To be done:
Restate the data word for word and leave the images out.

|---|

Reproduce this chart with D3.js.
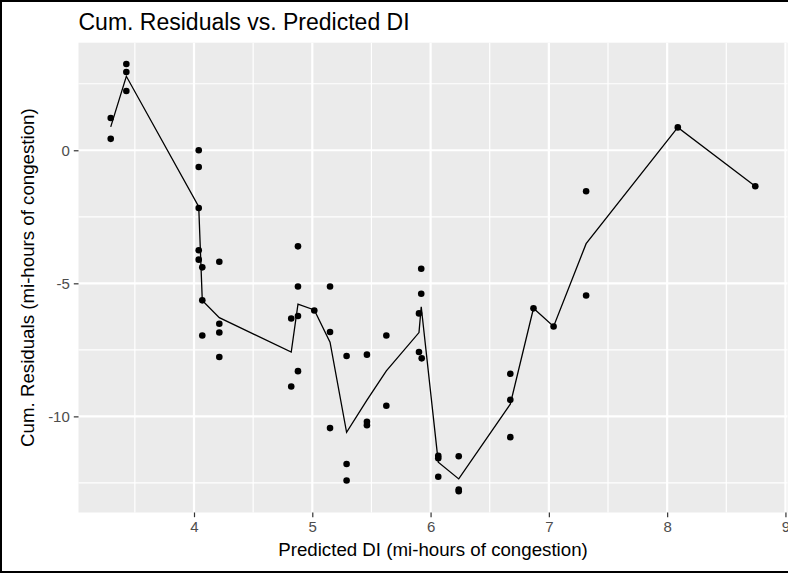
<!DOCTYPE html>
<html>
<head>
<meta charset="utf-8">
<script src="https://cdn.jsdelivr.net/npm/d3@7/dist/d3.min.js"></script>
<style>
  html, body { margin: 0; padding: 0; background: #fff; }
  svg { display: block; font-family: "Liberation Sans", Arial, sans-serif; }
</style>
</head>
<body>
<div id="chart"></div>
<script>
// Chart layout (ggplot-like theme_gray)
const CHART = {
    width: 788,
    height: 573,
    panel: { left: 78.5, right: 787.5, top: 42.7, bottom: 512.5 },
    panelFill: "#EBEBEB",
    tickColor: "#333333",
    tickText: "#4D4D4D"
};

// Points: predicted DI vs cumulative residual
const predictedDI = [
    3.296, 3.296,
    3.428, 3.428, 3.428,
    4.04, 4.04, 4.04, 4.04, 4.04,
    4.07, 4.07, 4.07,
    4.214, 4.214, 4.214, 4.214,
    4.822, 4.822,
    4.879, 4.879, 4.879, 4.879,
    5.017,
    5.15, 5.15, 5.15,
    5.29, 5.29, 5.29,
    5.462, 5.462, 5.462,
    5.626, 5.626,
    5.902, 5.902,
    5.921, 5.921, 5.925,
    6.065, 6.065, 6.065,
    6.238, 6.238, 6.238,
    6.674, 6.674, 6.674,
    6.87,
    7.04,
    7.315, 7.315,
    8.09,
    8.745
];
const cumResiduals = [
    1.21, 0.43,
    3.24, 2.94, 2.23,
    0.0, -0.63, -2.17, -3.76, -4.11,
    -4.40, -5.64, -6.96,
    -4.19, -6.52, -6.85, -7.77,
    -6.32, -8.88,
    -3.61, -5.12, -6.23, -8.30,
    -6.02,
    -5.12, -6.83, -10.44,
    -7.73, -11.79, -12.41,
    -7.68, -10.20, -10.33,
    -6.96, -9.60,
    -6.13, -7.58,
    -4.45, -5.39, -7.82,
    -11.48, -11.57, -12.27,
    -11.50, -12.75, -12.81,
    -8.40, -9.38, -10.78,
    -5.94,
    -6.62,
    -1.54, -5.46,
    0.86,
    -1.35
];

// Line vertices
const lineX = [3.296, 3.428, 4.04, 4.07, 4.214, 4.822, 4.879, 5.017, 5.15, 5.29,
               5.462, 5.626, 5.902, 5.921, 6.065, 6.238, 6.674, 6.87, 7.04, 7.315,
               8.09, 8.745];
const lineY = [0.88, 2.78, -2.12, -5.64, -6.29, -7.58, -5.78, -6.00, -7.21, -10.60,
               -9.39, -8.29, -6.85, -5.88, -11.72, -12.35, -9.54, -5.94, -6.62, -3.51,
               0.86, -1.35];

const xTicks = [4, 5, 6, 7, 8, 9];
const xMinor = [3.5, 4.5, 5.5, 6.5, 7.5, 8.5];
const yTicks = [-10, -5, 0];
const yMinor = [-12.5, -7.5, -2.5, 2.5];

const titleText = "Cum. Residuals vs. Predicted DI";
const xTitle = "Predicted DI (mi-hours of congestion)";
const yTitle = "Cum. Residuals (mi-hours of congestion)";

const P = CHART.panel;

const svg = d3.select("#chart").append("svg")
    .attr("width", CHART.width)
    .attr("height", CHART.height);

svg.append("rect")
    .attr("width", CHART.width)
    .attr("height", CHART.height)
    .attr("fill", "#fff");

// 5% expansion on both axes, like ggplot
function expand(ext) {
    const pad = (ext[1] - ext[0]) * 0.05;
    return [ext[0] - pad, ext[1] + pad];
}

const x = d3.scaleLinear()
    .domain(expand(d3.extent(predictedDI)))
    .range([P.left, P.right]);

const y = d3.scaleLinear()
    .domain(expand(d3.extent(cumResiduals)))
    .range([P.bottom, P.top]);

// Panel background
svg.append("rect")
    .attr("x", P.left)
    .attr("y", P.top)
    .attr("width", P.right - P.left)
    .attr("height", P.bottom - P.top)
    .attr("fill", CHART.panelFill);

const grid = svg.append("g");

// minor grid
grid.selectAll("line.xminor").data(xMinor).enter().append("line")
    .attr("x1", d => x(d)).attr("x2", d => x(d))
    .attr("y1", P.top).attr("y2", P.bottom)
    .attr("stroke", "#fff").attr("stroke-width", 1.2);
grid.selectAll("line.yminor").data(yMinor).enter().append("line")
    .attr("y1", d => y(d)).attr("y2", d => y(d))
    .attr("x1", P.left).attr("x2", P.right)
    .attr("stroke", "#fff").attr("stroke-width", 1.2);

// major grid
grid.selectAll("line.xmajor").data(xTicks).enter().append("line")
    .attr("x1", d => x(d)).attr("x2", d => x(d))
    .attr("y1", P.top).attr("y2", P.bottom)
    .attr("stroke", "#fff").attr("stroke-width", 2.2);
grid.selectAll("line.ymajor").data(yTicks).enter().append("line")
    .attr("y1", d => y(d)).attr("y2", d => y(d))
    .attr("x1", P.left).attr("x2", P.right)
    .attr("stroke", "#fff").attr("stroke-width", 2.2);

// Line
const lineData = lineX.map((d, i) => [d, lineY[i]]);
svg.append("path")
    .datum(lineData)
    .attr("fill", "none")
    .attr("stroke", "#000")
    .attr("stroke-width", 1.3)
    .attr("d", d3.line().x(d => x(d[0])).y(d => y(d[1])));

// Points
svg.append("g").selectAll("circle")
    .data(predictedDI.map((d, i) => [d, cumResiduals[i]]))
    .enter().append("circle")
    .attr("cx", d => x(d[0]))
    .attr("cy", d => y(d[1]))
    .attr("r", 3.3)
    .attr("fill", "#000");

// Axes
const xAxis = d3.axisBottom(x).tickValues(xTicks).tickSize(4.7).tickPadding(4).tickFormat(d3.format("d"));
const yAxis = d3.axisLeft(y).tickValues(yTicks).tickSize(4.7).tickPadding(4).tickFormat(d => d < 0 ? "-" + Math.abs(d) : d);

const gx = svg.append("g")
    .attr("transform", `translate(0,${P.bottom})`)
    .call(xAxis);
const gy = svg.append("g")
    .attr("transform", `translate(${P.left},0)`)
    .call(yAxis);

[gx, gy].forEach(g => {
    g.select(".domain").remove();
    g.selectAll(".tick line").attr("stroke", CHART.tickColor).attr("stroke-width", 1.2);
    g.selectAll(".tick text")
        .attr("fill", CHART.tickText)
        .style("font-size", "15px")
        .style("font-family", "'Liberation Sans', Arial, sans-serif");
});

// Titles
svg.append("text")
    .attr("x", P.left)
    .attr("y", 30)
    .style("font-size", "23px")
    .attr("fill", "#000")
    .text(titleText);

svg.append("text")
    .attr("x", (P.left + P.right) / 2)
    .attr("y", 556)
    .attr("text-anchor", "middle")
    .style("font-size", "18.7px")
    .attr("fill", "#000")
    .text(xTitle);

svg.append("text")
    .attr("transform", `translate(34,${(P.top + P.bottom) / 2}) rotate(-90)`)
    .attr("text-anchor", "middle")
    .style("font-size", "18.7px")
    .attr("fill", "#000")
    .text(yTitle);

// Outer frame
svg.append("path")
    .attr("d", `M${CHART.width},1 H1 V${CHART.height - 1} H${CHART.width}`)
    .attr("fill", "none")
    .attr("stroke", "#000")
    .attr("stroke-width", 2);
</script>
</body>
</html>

|---|

Finished answer:
Reproduce this chart with D3.js.
<!DOCTYPE html>
<html>
<head>
<meta charset="utf-8">
<script src="https://cdn.jsdelivr.net/npm/d3@7/dist/d3.min.js"></script>
<style>
  html, body { margin: 0; padding: 0; background: #fff; }
  svg { display: block; font-family: "Liberation Sans", Arial, sans-serif; }
</style>
</head>
<body>
<div id="chart"></div>
<script>
// Chart layout (ggplot-like theme_gray)
const CHART = {
    width: 788,
    height: 573,
    panel: { left: 78.5, right: 787.5, top: 42.7, bottom: 512.5 },
    panelFill: "#EBEBEB",
    tickColor: "#333333",
    tickText: "#4D4D4D"
};

// Points: predicted DI vs cumulative residual
const predictedDI = [
    3.296, 3.296,
    3.428, 3.428, 3.428,
    4.04, 4.04, 4.04, 4.04, 4.04,
    4.07, 4.07, 4.07,
    4.214, 4.214, 4.214, 4.214,
    4.822, 4.822,
    4.879, 4.879, 4.879, 4.879,
    5.017,
    5.15, 5.15, 5.15,
    5.29, 5.29, 5.29,
    5.462, 5.462, 5.462,
    5.626, 5.626,
    5.902, 5.902,
    5.921, 5.921, 5.925,
    6.065, 6.065, 6.065,
    6.238, 6.238, 6.238,
    6.674, 6.674, 6.674,
    6.87,
    7.04,
    7.315, 7.315,
    8.09,
    8.745
];
const cumResiduals = [
    1.21, 0.43,
    3.24, 2.94, 2.23,
    0.0, -0.63, -2.17, -3.76, -4.11,
    -4.40, -5.64, -6.96,
    -4.19, -6.52, -6.85, -7.77,
    -6.32, -8.88,
    -3.61, -5.12, -6.23, -8.30,
    -6.02,
    -5.12, -6.83, -10.44,
    -7.73, -11.79, -12.41,
    -7.68, -10.20, -10.33,
    -6.96, -9.60,
    -6.13, -7.58,
    -4.45, -5.39, -7.82,
    -11.48, -11.57, -12.27,
    -11.50, -12.75, -12.81,
    -8.40, -9.38, -10.78,
    -5.94,
    -6.62,
    -1.54, -5.46,
    0.86,
    -1.35
];

// Line vertices
const lineX = [3.296, 3.428, 4.04, 4.07, 4.214, 4.822, 4.879, 5.017, 5.15, 5.29,
               5.462, 5.626, 5.902, 5.921, 6.065, 6.238, 6.674, 6.87, 7.04, 7.315,
               8.09, 8.745];
const lineY = [0.88, 2.78, -2.12, -5.64, -6.29, -7.58, -5.78, -6.00, -7.21, -10.60,
               -9.39, -8.29, -6.85, -5.88, -11.72, -12.35, -9.54, -5.94, -6.62, -3.51,
               0.86, -1.35];

const xTicks = [4, 5, 6, 7, 8, 9];
const xMinor = [3.5, 4.5, 5.5, 6.5, 7.5, 8.5];
const yTicks = [-10, -5, 0];
const yMinor = [-12.5, -7.5, -2.5, 2.5];

const titleText = "Cum. Residuals vs. Predicted DI";
const xTitle = "Predicted DI (mi-hours of congestion)";
const yTitle = "Cum. Residuals (mi-hours of congestion)";

const P = CHART.panel;

const svg = d3.select("#chart").append("svg")
    .attr("width", CHART.width)
    .attr("height", CHART.height);

svg.append("rect")
    .attr("width", CHART.width)
    .attr("height", CHART.height)
    .attr("fill", "#fff");

// 5% expansion on both axes, like ggplot
function expand(ext) {
    const pad = (ext[1] - ext[0]) * 0.05;
    return [ext[0] - pad, ext[1] + pad];
}

const x = d3.scaleLinear()
    .domain(expand(d3.extent(predictedDI)))
    .range([P.left, P.right]);

const y = d3.scaleLinear()
    .domain(expand(d3.extent(cumResiduals)))
    .range([P.bottom, P.top]);

// Panel background
svg.append("rect")
    .attr("x", P.left)
    .attr("y", P.top)
    .attr("width", P.right - P.left)
    .attr("height", P.bottom - P.top)
    .attr("fill", CHART.panelFill);

const grid = svg.append("g");

// minor grid
grid.selectAll("line.xminor").data(xMinor).enter().append("line")
    .attr("x1", d => x(d)).attr("x2", d => x(d))
    .attr("y1", P.top).attr("y2", P.bottom)
    .attr("stroke", "#fff").attr("stroke-width", 1.2);
grid.selectAll("line.yminor").data(yMinor).enter().append("line")
    .attr("y1", d => y(d)).attr("y2", d => y(d))
    .attr("x1", P.left).attr("x2", P.right)
    .attr("stroke", "#fff").attr("stroke-width", 1.2);

// major grid
grid.selectAll("line.xmajor").data(xTicks).enter().append("line")
    .attr("x1", d => x(d)).attr("x2", d => x(d))
    .attr("y1", P.top).attr("y2", P.bottom)
    .attr("stroke", "#fff").attr("stroke-width", 2.2);
grid.selectAll("line.ymajor").data(yTicks).enter().append("line")
    .attr("y1", d => y(d)).attr("y2", d => y(d))
    .attr("x1", P.left).attr("x2", P.right)
    .attr("stroke", "#fff").attr("stroke-width", 2.2);

// Line
const lineData = lineX.map((d, i) => [d, lineY[i]]);
svg.append("path")
    .datum(lineData)
    .attr("fill", "none")
    .attr("stroke", "#000")
    .attr("stroke-width", 1.3)
    .attr("d", d3.line().x(d => x(d[0])).y(d => y(d[1])));

// Points
svg.append("g").selectAll("circle")
    .data(predictedDI.map((d, i) => [d, cumResiduals[i]]))
    .enter().append("circle")
    .attr("cx", d => x(d[0]))
    .attr("cy", d => y(d[1]))
    .attr("r", 3.3)
    .attr("fill", "#000");

// Axes
const xAxis = d3.axisBottom(x).tickValues(xTicks).tickSize(4.7).tickPadding(4).tickFormat(d3.format("d"));
const yAxis = d3.axisLeft(y).tickValues(yTicks).tickSize(4.7).tickPadding(4).tickFormat(d => d < 0 ? "-" + Math.abs(d) : d);

const gx = svg.append("g")
    .attr("transform", `translate(0,${P.bottom})`)
    .call(xAxis);
const gy = svg.append("g")
    .attr("transform", `translate(${P.left},0)`)
    .call(yAxis);

[gx, gy].forEach(g => {
    g.select(".domain").remove();
    g.selectAll(".tick line").attr("stroke", CHART.tickColor).attr("stroke-width", 1.2);
    g.selectAll(".tick text")
        .attr("fill", CHART.tickText)
        .style("font-size", "15px")
        .style("font-family", "'Liberation Sans', Arial, sans-serif");
});

// Titles
svg.append("text")
    .attr("x", P.left)
    .attr("y", 30)
    .style("font-size", "23px")
    .attr("fill", "#000")
    .text(titleText);

svg.append("text")
    .attr("x", (P.left + P.right) / 2)
    .attr("y", 556)
    .attr("text-anchor", "middle")
    .style("font-size", "18.7px")
    .attr("fill", "#000")
    .text(xTitle);

svg.append("text")
    .attr("transform", `translate(34,${(P.top + P.bottom) / 2}) rotate(-90)`)
    .attr("text-anchor", "middle")
    .style("font-size", "18.7px")
    .attr("fill", "#000")
    .text(yTitle);

// Outer frame
svg.append("path")
    .attr("d", `M${CHART.width},1 H1 V${CHART.height - 1} H${CHART.width}`)
    .attr("fill", "none")
    .attr("stroke", "#000")
    .attr("stroke-width", 2);
</script>
</body>
</html>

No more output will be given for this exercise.